FSX Content Taxonomy

Goal:

Let’s create some definitions for FSX content, so users and third-party developers (3PDs) alike can understand the landscape when discussing if/how content works in SP2.

First, a disclaimer:

I am not sure my say-so solely defines what is and isn’t so, I am simply trying to develop a common taxonomy albeit one that makes logical sense. I do not speak for MS business development, legal, or marketing here as I am only a dev team member.

However, lacking any true authority I will present some definitions and let the community judge if they are useful.

Issue:

What is “FSX content”?

More explicitly:

a)how does a 3PD know what to use to develop content and how to label it?

b)how does a consumer understand what to expect?

Solution:

I propose there exist three “buckets” of content and labeling should take this into account:

1. FSX-native

2. FSX-compatible

3. FSX-incompatible

1) FSX-native

If a product is built using the FSX-SDK it is "native" by definition.

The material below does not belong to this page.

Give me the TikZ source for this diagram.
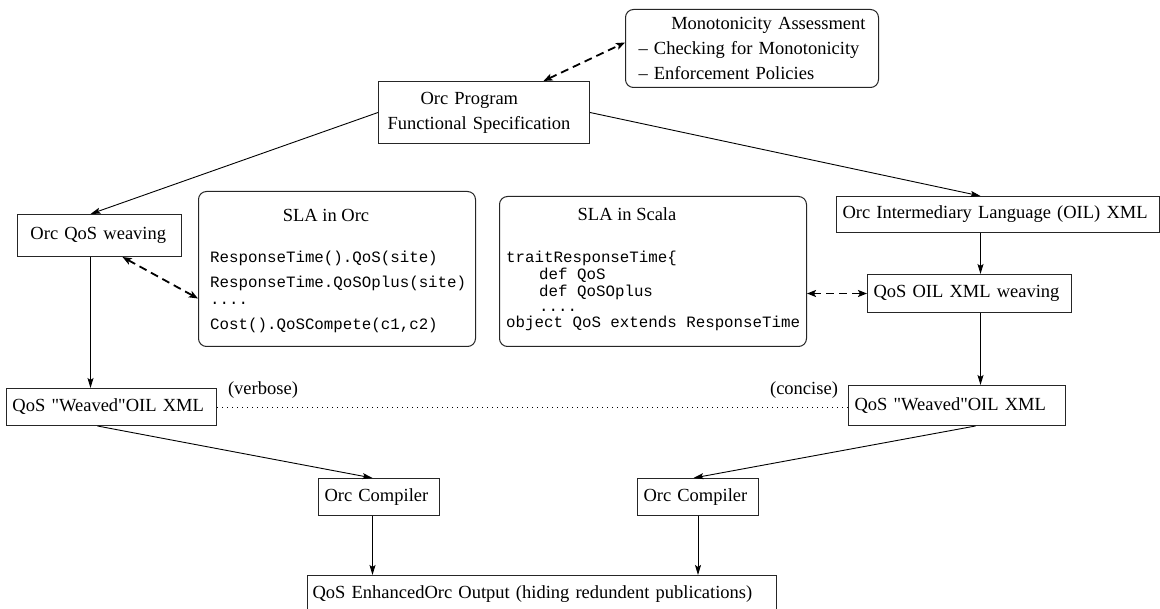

There is a natural good, better, best hierarchy here wrt versions of the SDK, with a cherry on top:

Best:

Using the FSX-SP2 SDK is obviously best, as it gets you DX10 features and is the most up to date release. And this should be the preferred approach.

Better:

Using the FSX-SP1 SDK is obviously better, as it incorporates fixes to the tools since RTM like the fix for the double vertices in XtoMDL.

Good:

Using the FSX-RTM SDK is good, but I would hope that 3PDs would prefer the better solution at least. I say that because the lifetime of the RTM SDK was on the order of 7 months and the SP1 SDK has been out 12 now.

Cherry on top:

The cherry on top is using the Acceleration SDK to get the advanced Acceleration features (carrier oriented, helicopter oriented, race oriented) when running on Acceleration.

DX9 versus DX10

Content should be labeled as "supports DX9 only" if it does not support DX10.

2) FSX-compatible

If it isn’t rebuilt using the FSX SDK it cannot be "native" and can only be "compatible". By “compatible” I mean with the latest revision of the platform, SP2.

Basically, this is anything that works in SP2 that isn’t authored with a flavor of the FSX SDK

With that said, labeling previous generation product that renders correctly in SP2 as "FSX compatible" seems fair to me.

3) FSX-incompatible

This is anything that renders incorrectly in SP2

Summary:

This should not look surprising, and I hope it turns out to be useful to both end-user customers and 3DPs.

Note this blog post is based on a similar discussion on avsim.com and has been adjusted based on feedback on that thread.